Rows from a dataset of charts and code

◇ ◇ ◇ ◇

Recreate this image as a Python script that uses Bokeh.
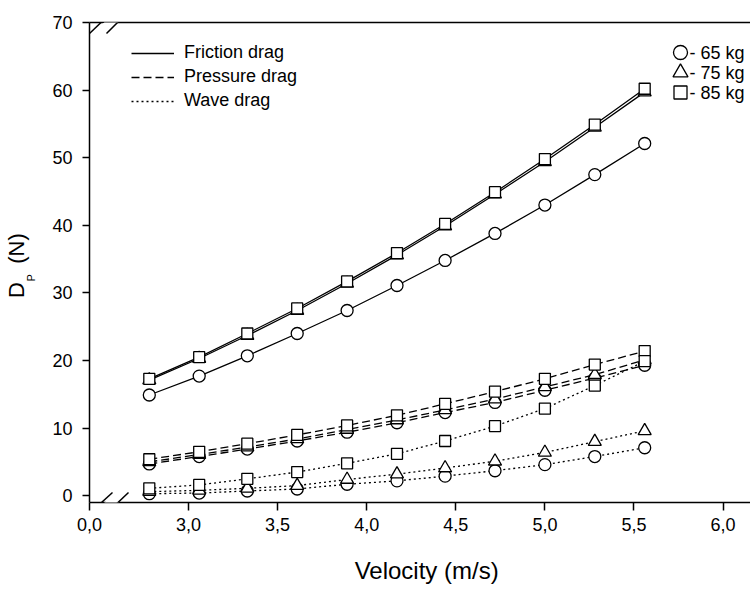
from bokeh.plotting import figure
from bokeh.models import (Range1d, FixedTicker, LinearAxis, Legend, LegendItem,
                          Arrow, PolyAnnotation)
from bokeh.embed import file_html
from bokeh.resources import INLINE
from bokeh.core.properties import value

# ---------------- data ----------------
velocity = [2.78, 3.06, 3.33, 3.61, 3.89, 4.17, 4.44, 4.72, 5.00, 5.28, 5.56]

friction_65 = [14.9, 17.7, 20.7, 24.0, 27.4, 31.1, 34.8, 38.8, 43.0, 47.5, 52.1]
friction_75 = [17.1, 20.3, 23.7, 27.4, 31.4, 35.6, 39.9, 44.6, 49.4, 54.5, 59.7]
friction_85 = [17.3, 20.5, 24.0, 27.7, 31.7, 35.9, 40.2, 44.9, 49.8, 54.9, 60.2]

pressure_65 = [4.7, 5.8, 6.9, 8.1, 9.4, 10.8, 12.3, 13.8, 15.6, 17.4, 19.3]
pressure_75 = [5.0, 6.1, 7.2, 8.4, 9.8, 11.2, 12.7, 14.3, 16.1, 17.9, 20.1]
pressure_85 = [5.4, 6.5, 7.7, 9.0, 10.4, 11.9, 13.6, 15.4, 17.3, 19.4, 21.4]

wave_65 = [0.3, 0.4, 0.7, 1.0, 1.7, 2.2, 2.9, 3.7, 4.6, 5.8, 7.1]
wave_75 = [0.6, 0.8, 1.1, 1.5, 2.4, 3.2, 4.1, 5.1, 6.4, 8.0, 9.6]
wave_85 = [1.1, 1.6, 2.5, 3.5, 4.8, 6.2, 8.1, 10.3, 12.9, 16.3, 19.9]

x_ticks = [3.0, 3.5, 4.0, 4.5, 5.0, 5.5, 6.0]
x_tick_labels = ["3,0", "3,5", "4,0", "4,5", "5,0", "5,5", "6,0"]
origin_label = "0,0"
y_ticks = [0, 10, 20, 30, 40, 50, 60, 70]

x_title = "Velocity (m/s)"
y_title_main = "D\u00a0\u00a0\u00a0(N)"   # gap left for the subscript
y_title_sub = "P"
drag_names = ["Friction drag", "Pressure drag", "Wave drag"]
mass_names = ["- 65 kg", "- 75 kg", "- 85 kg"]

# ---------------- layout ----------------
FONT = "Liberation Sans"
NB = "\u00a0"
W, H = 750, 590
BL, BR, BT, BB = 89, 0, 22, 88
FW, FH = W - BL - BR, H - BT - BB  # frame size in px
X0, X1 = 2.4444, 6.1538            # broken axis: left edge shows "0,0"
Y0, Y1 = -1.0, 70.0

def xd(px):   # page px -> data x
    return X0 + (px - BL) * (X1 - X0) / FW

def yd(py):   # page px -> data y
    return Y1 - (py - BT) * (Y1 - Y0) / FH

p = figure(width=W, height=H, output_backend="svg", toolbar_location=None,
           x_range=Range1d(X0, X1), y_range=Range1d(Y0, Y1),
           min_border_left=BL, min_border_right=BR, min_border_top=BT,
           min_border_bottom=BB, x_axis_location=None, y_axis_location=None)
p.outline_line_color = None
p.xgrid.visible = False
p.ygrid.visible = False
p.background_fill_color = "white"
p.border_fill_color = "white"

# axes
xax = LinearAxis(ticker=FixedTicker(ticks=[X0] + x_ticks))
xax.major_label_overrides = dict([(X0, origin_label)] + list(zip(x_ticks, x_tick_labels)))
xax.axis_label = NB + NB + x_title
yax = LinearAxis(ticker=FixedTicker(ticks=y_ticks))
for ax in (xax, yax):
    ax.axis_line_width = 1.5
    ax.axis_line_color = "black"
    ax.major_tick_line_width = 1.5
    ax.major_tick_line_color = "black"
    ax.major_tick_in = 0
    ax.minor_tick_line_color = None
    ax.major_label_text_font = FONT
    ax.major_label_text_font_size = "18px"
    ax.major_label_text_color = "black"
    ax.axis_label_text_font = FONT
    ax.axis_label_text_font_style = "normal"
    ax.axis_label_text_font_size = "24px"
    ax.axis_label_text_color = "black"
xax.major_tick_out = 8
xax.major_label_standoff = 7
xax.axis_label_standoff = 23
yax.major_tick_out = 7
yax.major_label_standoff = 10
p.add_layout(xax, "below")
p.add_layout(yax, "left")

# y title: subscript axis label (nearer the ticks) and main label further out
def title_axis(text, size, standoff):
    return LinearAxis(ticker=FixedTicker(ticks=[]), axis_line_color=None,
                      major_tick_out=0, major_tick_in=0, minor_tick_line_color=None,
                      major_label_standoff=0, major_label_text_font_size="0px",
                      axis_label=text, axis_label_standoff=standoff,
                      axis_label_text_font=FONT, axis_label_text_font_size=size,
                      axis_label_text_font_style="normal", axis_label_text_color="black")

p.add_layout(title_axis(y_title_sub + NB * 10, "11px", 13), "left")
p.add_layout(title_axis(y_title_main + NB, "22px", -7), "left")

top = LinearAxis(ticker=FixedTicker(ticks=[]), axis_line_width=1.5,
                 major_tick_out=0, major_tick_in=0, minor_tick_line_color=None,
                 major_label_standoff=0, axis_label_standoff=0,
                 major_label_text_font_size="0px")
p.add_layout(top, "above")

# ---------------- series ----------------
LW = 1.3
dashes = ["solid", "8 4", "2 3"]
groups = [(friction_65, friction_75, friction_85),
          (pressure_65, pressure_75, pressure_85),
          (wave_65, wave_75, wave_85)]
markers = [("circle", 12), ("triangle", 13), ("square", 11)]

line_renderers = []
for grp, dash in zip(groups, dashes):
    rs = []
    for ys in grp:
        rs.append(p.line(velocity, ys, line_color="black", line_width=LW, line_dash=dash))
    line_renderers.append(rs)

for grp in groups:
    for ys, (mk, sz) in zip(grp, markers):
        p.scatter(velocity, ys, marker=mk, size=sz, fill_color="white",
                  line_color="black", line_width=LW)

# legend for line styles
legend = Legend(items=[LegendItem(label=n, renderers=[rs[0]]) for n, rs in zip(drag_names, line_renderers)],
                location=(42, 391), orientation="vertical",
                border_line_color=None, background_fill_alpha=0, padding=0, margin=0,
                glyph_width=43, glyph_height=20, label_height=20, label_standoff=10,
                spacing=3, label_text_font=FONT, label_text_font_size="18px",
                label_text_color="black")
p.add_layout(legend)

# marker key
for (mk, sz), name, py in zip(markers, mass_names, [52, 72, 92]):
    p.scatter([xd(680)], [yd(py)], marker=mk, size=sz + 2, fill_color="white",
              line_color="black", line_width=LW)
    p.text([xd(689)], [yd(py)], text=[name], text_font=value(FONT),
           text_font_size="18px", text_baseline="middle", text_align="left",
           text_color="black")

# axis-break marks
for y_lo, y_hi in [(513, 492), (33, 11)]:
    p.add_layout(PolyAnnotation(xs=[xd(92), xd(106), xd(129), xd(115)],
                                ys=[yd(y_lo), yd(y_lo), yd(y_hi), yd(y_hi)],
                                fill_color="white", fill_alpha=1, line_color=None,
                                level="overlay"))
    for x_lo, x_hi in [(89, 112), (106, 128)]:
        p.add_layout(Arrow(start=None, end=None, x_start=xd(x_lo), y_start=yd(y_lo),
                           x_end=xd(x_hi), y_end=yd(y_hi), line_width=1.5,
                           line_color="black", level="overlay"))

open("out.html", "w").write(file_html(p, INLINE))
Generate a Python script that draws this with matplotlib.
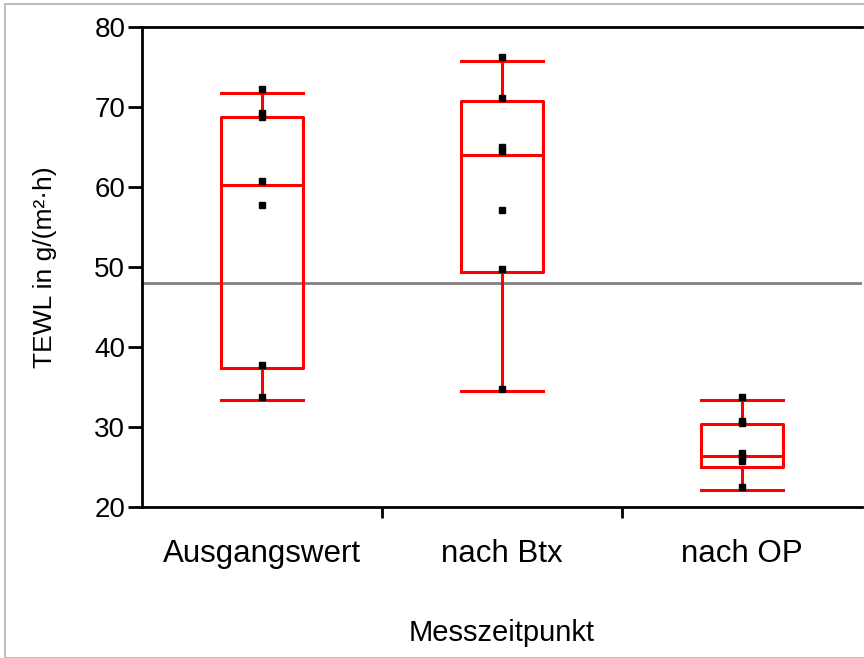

◇ ◇ ◇ ◇

Objective: Each entry above is to be written out again unchanged, apart from the pictures, which are left out.

Result of this task:
Recreate this image as a Python script that uses Bokeh.
from bokeh.plotting import figure
from bokeh.models import (Range1d, FixedTicker, LinearAxis, Legend, LegendItem,
                          Arrow, PolyAnnotation)
from bokeh.embed import file_html
from bokeh.resources import INLINE
from bokeh.core.properties import value

# ---------------- data ----------------
velocity = [2.78, 3.06, 3.33, 3.61, 3.89, 4.17, 4.44, 4.72, 5.00, 5.28, 5.56]

friction_65 = [14.9, 17.7, 20.7, 24.0, 27.4, 31.1, 34.8, 38.8, 43.0, 47.5, 52.1]
friction_75 = [17.1, 20.3, 23.7, 27.4, 31.4, 35.6, 39.9, 44.6, 49.4, 54.5, 59.7]
friction_85 = [17.3, 20.5, 24.0, 27.7, 31.7, 35.9, 40.2, 44.9, 49.8, 54.9, 60.2]

pressure_65 = [4.7, 5.8, 6.9, 8.1, 9.4, 10.8, 12.3, 13.8, 15.6, 17.4, 19.3]
pressure_75 = [5.0, 6.1, 7.2, 8.4, 9.8, 11.2, 12.7, 14.3, 16.1, 17.9, 20.1]
pressure_85 = [5.4, 6.5, 7.7, 9.0, 10.4, 11.9, 13.6, 15.4, 17.3, 19.4, 21.4]

wave_65 = [0.3, 0.4, 0.7, 1.0, 1.7, 2.2, 2.9, 3.7, 4.6, 5.8, 7.1]
wave_75 = [0.6, 0.8, 1.1, 1.5, 2.4, 3.2, 4.1, 5.1, 6.4, 8.0, 9.6]
wave_85 = [1.1, 1.6, 2.5, 3.5, 4.8, 6.2, 8.1, 10.3, 12.9, 16.3, 19.9]

x_ticks = [3.0, 3.5, 4.0, 4.5, 5.0, 5.5, 6.0]
x_tick_labels = ["3,0", "3,5", "4,0", "4,5", "5,0", "5,5", "6,0"]
origin_label = "0,0"
y_ticks = [0, 10, 20, 30, 40, 50, 60, 70]

x_title = "Velocity (m/s)"
y_title_main = "D\u00a0\u00a0\u00a0(N)"   # gap left for the subscript
y_title_sub = "P"
drag_names = ["Friction drag", "Pressure drag", "Wave drag"]
mass_names = ["- 65 kg", "- 75 kg", "- 85 kg"]

# ---------------- layout ----------------
FONT = "Liberation Sans"
NB = "\u00a0"
W, H = 750, 590
BL, BR, BT, BB = 89, 0, 22, 88
FW, FH = W - BL - BR, H - BT - BB  # frame size in px
X0, X1 = 2.4444, 6.1538            # broken axis: left edge shows "0,0"
Y0, Y1 = -1.0, 70.0

def xd(px):   # page px -> data x
    return X0 + (px - BL) * (X1 - X0) / FW

def yd(py):   # page px -> data y
    return Y1 - (py - BT) * (Y1 - Y0) / FH

p = figure(width=W, height=H, output_backend="svg", toolbar_location=None,
           x_range=Range1d(X0, X1), y_range=Range1d(Y0, Y1),
           min_border_left=BL, min_border_right=BR, min_border_top=BT,
           min_border_bottom=BB, x_axis_location=None, y_axis_location=None)
p.outline_line_color = None
p.xgrid.visible = False
p.ygrid.visible = False
p.background_fill_color = "white"
p.border_fill_color = "white"

# axes
xax = LinearAxis(ticker=FixedTicker(ticks=[X0] + x_ticks))
xax.major_label_overrides = dict([(X0, origin_label)] + list(zip(x_ticks, x_tick_labels)))
xax.axis_label = NB + NB + x_title
yax = LinearAxis(ticker=FixedTicker(ticks=y_ticks))
for ax in (xax, yax):
    ax.axis_line_width = 1.5
    ax.axis_line_color = "black"
    ax.major_tick_line_width = 1.5
    ax.major_tick_line_color = "black"
    ax.major_tick_in = 0
    ax.minor_tick_line_color = None
    ax.major_label_text_font = FONT
    ax.major_label_text_font_size = "18px"
    ax.major_label_text_color = "black"
    ax.axis_label_text_font = FONT
    ax.axis_label_text_font_style = "normal"
    ax.axis_label_text_font_size = "24px"
    ax.axis_label_text_color = "black"
xax.major_tick_out = 8
xax.major_label_standoff = 7
xax.axis_label_standoff = 23
yax.major_tick_out = 7
yax.major_label_standoff = 10
p.add_layout(xax, "below")
p.add_layout(yax, "left")

# y title: subscript axis label (nearer the ticks) and main label further out
def title_axis(text, size, standoff):
    return LinearAxis(ticker=FixedTicker(ticks=[]), axis_line_color=None,
                      major_tick_out=0, major_tick_in=0, minor_tick_line_color=None,
                      major_label_standoff=0, major_label_text_font_size="0px",
                      axis_label=text, axis_label_standoff=standoff,
                      axis_label_text_font=FONT, axis_label_text_font_size=size,
                      axis_label_text_font_style="normal", axis_label_text_color="black")

p.add_layout(title_axis(y_title_sub + NB * 10, "11px", 13), "left")
p.add_layout(title_axis(y_title_main + NB, "22px", -7), "left")

top = LinearAxis(ticker=FixedTicker(ticks=[]), axis_line_width=1.5,
                 major_tick_out=0, major_tick_in=0, minor_tick_line_color=None,
                 major_label_standoff=0, axis_label_standoff=0,
                 major_label_text_font_size="0px")
p.add_layout(top, "above")

# ---------------- series ----------------
LW = 1.3
dashes = ["solid", "8 4", "2 3"]
groups = [(friction_65, friction_75, friction_85),
          (pressure_65, pressure_75, pressure_85),
          (wave_65, wave_75, wave_85)]
markers = [("circle", 12), ("triangle", 13), ("square", 11)]

line_renderers = []
for grp, dash in zip(groups, dashes):
    rs = []
    for ys in grp:
        rs.append(p.line(velocity, ys, line_color="black", line_width=LW, line_dash=dash))
    line_renderers.append(rs)

for grp in groups:
    for ys, (mk, sz) in zip(grp, markers):
        p.scatter(velocity, ys, marker=mk, size=sz, fill_color="white",
                  line_color="black", line_width=LW)

# legend for line styles
legend = Legend(items=[LegendItem(label=n, renderers=[rs[0]]) for n, rs in zip(drag_names, line_renderers)],
                location=(42, 391), orientation="vertical",
                border_line_color=None, background_fill_alpha=0, padding=0, margin=0,
                glyph_width=43, glyph_height=20, label_height=20, label_standoff=10,
                spacing=3, label_text_font=FONT, label_text_font_size="18px",
                label_text_color="black")
p.add_layout(legend)

# marker key
for (mk, sz), name, py in zip(markers, mass_names, [52, 72, 92]):
    p.scatter([xd(680)], [yd(py)], marker=mk, size=sz + 2, fill_color="white",
              line_color="black", line_width=LW)
    p.text([xd(689)], [yd(py)], text=[name], text_font=value(FONT),
           text_font_size="18px", text_baseline="middle", text_align="left",
           text_color="black")

# axis-break marks
for y_lo, y_hi in [(513, 492), (33, 11)]:
    p.add_layout(PolyAnnotation(xs=[xd(92), xd(106), xd(129), xd(115)],
                                ys=[yd(y_lo), yd(y_lo), yd(y_hi), yd(y_hi)],
                                fill_color="white", fill_alpha=1, line_color=None,
                                level="overlay"))
    for x_lo, x_hi in [(89, 112), (106, 128)]:
        p.add_layout(Arrow(start=None, end=None, x_start=xd(x_lo), y_start=yd(y_lo),
                           x_end=xd(x_hi), y_end=yd(y_hi), line_width=1.5,
                           line_color="black", level="overlay"))

open("out.html", "w").write(file_html(p, INLINE))
Generate a Python script that draws this with matplotlib.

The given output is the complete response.